==== INFORMATION SUPPLIED
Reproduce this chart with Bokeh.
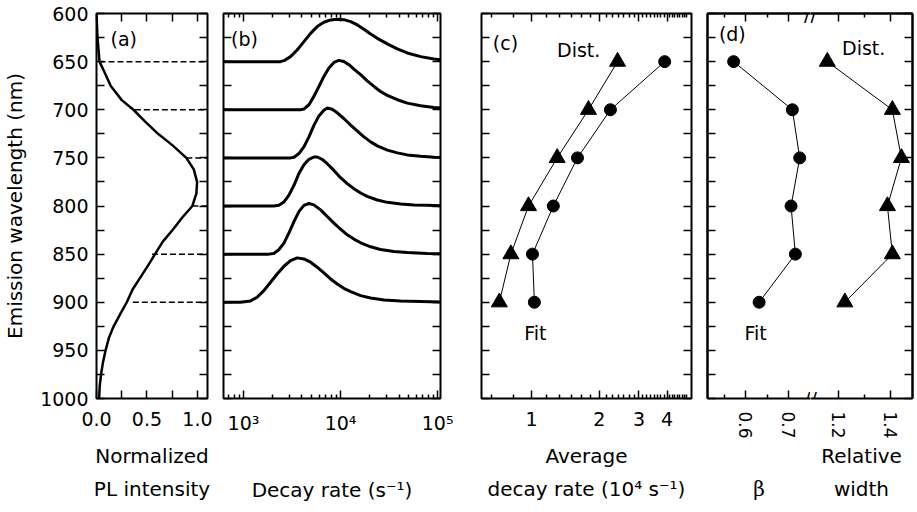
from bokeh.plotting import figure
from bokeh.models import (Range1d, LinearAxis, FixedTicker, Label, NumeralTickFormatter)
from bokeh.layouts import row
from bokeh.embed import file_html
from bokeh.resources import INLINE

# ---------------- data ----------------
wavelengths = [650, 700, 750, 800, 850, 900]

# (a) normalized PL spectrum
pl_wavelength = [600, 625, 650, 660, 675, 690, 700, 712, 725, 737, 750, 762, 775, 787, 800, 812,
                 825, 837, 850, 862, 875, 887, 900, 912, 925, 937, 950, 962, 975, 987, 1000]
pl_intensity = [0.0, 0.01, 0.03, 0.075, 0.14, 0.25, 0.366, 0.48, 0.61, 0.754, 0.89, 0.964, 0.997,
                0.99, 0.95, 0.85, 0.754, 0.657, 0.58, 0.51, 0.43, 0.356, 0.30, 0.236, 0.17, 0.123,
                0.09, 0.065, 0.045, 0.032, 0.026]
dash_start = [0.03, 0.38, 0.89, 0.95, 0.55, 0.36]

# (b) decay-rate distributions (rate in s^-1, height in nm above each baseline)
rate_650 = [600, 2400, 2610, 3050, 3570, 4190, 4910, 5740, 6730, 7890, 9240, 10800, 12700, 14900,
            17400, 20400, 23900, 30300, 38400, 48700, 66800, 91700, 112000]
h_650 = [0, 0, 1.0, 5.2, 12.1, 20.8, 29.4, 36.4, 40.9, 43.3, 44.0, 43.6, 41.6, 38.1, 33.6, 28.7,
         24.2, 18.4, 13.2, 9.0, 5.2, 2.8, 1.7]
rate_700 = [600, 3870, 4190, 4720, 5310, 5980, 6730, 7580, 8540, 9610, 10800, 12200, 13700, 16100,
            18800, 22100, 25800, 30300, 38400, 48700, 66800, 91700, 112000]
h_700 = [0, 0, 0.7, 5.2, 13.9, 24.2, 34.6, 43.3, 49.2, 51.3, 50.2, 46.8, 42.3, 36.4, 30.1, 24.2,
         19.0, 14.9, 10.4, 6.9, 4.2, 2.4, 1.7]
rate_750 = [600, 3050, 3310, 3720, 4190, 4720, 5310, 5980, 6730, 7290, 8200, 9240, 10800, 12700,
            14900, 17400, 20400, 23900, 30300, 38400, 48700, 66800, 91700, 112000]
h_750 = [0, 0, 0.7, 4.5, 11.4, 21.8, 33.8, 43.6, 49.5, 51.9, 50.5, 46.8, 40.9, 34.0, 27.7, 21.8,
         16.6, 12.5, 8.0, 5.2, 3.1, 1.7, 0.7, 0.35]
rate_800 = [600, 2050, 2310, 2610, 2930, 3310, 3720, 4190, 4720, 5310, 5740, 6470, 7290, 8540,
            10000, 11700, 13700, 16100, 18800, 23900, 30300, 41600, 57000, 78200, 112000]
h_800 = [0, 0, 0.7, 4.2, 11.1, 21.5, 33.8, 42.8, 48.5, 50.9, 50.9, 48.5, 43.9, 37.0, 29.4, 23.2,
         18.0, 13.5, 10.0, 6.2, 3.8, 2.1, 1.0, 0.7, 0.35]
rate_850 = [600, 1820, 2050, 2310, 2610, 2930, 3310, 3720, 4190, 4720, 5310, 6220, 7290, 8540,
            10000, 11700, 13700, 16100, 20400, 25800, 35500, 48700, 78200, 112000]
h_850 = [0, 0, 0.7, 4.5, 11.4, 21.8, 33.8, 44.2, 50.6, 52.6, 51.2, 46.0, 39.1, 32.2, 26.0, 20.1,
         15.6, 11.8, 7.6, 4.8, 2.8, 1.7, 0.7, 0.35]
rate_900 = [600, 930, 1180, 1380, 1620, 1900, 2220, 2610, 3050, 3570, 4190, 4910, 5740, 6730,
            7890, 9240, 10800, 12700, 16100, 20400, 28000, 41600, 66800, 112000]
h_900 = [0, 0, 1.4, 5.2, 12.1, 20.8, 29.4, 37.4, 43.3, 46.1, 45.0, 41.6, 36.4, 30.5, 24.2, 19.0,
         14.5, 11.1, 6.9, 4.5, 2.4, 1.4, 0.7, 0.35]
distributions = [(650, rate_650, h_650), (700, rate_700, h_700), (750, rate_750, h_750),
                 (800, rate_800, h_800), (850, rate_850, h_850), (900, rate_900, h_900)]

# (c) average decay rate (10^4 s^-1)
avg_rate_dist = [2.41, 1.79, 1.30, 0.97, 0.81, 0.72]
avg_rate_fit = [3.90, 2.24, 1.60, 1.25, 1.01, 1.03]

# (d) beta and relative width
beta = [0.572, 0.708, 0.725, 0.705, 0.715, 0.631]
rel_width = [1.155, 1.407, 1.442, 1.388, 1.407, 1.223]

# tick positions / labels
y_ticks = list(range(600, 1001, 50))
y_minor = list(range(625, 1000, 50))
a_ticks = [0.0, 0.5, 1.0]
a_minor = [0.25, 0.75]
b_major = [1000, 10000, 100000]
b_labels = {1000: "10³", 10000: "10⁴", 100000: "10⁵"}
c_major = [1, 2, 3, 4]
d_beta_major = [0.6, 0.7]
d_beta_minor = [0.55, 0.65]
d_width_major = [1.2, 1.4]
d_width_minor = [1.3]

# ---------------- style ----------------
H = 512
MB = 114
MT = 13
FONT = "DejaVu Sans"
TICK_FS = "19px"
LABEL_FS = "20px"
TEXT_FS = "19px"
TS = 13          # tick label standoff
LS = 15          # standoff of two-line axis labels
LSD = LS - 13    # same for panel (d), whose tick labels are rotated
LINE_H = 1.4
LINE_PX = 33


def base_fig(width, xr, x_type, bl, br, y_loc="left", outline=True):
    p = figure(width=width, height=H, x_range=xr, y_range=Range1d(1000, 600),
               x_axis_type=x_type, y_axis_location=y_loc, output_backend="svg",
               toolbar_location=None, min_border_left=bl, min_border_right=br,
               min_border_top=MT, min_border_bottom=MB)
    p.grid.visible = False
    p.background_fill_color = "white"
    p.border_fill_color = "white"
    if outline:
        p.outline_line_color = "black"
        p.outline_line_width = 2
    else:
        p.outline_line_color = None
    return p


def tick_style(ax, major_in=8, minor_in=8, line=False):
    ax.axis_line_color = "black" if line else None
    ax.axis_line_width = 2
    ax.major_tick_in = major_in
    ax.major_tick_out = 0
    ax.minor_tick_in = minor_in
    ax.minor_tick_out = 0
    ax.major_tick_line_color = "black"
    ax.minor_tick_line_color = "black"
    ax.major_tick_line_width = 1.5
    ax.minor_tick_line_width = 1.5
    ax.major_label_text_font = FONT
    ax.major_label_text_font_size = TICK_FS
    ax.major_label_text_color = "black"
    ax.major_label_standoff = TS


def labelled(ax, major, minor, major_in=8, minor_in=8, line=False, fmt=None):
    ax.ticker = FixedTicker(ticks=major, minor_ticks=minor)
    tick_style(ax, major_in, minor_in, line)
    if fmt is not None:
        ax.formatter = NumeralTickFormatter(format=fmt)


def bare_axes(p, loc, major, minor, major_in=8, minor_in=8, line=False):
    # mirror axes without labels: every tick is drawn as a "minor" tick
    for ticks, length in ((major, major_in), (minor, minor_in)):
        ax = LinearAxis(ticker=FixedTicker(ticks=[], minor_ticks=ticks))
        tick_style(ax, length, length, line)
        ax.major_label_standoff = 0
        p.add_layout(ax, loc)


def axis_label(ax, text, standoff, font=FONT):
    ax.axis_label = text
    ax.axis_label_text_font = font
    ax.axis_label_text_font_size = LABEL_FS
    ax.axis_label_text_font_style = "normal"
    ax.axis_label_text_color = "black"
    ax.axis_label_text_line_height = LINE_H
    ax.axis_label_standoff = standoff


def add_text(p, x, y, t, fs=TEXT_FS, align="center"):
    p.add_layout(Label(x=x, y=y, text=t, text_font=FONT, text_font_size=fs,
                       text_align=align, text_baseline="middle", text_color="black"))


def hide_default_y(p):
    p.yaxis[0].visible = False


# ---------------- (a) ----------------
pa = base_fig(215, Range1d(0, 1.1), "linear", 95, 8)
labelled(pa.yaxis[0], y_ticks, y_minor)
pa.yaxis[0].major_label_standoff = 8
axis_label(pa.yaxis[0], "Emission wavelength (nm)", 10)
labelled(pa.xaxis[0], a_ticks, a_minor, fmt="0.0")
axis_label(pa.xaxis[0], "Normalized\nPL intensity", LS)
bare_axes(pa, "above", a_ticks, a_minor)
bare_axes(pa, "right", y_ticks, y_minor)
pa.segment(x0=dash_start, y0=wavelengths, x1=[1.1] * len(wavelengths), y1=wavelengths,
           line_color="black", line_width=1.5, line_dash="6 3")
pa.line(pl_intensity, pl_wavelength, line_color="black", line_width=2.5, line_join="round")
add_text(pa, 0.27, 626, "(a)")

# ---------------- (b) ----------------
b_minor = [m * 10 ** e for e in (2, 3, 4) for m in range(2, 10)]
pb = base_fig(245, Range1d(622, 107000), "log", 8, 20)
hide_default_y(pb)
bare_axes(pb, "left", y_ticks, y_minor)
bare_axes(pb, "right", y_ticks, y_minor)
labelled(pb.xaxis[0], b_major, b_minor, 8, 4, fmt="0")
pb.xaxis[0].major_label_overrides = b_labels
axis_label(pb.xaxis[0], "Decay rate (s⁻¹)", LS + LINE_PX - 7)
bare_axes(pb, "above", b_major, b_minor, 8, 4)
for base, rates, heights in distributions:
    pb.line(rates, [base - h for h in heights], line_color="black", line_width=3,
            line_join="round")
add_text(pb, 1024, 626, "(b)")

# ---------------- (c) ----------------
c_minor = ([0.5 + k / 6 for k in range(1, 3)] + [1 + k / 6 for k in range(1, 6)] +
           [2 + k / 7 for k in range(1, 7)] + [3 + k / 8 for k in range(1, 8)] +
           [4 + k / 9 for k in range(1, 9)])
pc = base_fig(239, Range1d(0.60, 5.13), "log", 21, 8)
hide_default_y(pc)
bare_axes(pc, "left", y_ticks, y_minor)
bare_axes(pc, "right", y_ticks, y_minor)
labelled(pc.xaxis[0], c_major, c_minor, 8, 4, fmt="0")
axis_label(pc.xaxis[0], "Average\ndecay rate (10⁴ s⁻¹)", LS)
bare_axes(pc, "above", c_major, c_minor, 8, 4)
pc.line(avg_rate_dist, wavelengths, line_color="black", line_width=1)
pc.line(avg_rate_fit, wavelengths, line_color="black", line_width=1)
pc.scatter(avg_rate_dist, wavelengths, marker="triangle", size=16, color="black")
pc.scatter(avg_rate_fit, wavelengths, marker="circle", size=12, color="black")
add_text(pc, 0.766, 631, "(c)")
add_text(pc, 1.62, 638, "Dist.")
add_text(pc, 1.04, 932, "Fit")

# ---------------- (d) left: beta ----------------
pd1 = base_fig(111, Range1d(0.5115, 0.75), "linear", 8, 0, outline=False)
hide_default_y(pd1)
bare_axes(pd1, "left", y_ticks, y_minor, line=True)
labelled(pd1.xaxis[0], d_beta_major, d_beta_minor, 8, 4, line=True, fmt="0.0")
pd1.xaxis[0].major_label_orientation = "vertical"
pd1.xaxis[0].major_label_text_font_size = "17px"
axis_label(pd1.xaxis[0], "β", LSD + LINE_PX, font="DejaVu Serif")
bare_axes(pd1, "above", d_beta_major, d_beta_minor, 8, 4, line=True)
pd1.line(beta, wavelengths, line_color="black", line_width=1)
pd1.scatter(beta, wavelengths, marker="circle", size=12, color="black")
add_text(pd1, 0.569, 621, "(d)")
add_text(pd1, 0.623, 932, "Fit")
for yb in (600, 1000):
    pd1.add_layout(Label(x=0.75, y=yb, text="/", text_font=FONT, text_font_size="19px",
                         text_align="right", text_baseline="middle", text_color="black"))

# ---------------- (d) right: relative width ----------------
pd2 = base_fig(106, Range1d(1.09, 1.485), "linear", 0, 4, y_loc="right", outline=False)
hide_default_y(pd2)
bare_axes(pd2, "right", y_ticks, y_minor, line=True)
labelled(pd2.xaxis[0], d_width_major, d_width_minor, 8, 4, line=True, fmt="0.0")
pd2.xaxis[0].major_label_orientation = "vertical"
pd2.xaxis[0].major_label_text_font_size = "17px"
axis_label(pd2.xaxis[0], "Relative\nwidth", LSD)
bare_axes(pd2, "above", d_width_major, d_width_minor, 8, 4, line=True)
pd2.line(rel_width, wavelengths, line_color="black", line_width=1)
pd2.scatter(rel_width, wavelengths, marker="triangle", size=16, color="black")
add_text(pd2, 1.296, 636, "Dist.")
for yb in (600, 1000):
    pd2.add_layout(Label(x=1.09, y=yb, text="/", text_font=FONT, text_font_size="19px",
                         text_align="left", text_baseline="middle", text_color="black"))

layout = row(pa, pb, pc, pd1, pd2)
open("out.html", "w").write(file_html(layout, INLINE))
========
* _WHAT YOU ARE ASKED TO DO_
Give again exactly the lines running from the beginning of the material above through the line that contains "wavelengths = [650, 700, 750, 800, 850, 900]", and leave out every picture.

* _THE RESPONSE_
Reproduce this chart with Bokeh.
from bokeh.plotting import figure
from bokeh.models import (Range1d, LinearAxis, FixedTicker, Label, NumeralTickFormatter)
from bokeh.layouts import row
from bokeh.embed import file_html
from bokeh.resources import INLINE

# ---------------- data ----------------
wavelengths = [650, 700, 750, 800, 850, 900]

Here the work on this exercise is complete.